I do commend your writings about it. Can't we sharpen the pencil?

-- Otto Wahlrab, Hilton Head Island, S.C.

6/18: Look at ability to pay

To the editor:

The whole problem for the education system is money as everyone speaks. We need to increase taxes on businesses who have the ability to pay them. We need to increase sales tax or remove all the sales tax exemptions, which are based on your ability to pay . We have sales taxes on cars, trucks, airplanes, boats and RVs that is based on your ability to pay; but you let the rich have relief on the harsh tax on expensive things. We need to remove all the property taxes on personal homes as this IS NOT based on your ability to pay.

-- David Whetsell, Lexington ,S.C.

Recent feedback


Here's a "thumbs up" and "thumbs down" related to various political news items from the past week:

Thumbs up

Bauer. The lieutenant governor proved he has committed supporters by turning out his base in the election. Campbell's supporters showed they weren't as committed to the son (Mike) as they were his dad (Carroll). Now comes the real test -- whether the tempestuous LG can beat Robert Barber in the fall.

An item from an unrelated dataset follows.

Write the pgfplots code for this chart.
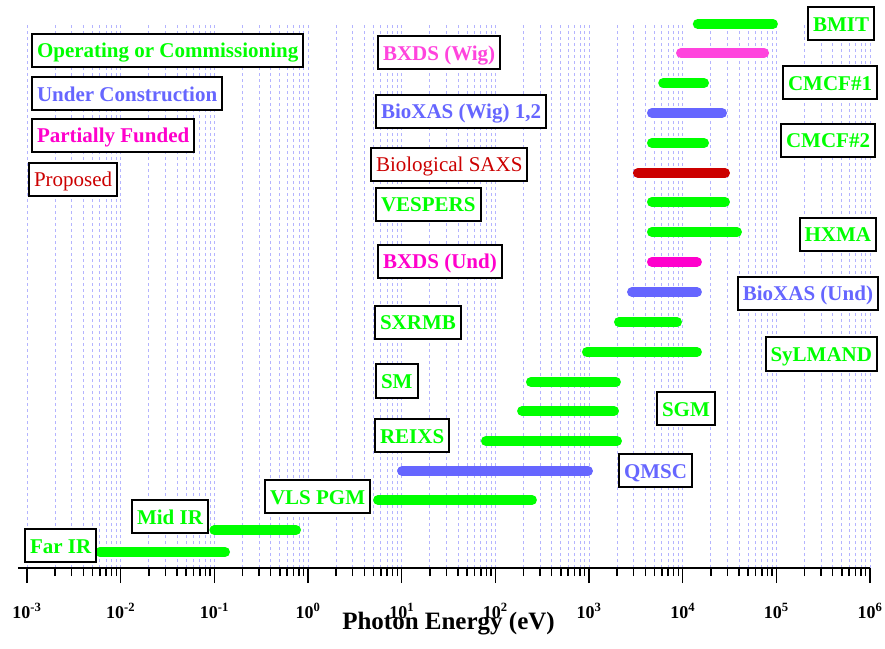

Barber. One side says it's good to have a November opponent with a short temper, who races cars, gets speeding tickets and crashes planes. Others worry that the hardworking LG will again work hard enough to keep his job. Our thought: Barber has a better shot against Bauer than Campbell because Bauer's got higher -- and some very public -- negatives.

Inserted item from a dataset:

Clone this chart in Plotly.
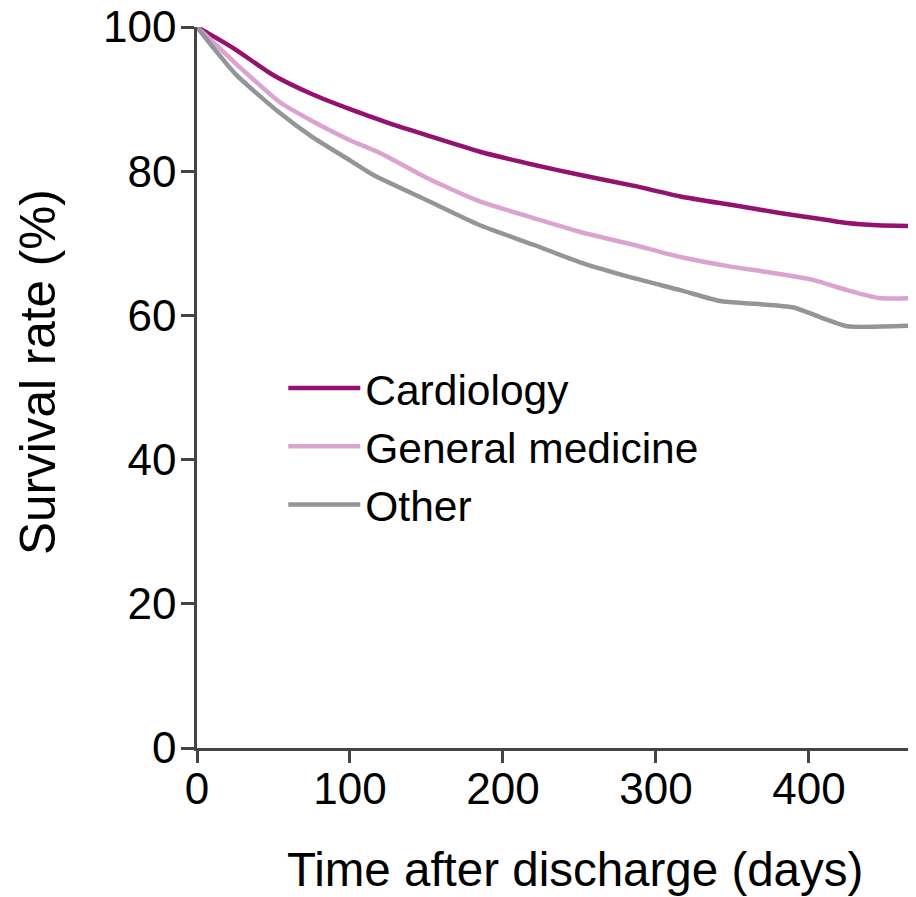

TERI recipients. After waiting for awhile, TERI recipients will start getting millions of dollars in retirement checks soon.

Thumbs down

Sanford. Perhaps endorsing Mike Campbell wasn't such a good idea for the governor's wife. It exposed another chink in the gov's armor and makes many wonder how deep his support is.

U.S. House. Rep. Henry Brown and his cronies have pushed through a bad bill to allow drilling off the SC coast. They should be ashamed of themselves.

SC voters. It's pretty pitiful when only 7 percent of registered voters turnout for statewide runoff elections.

South Carolina. The state fell two spots to 47th in child welfare in the country in the KidsCount survey. South Carolina can do better.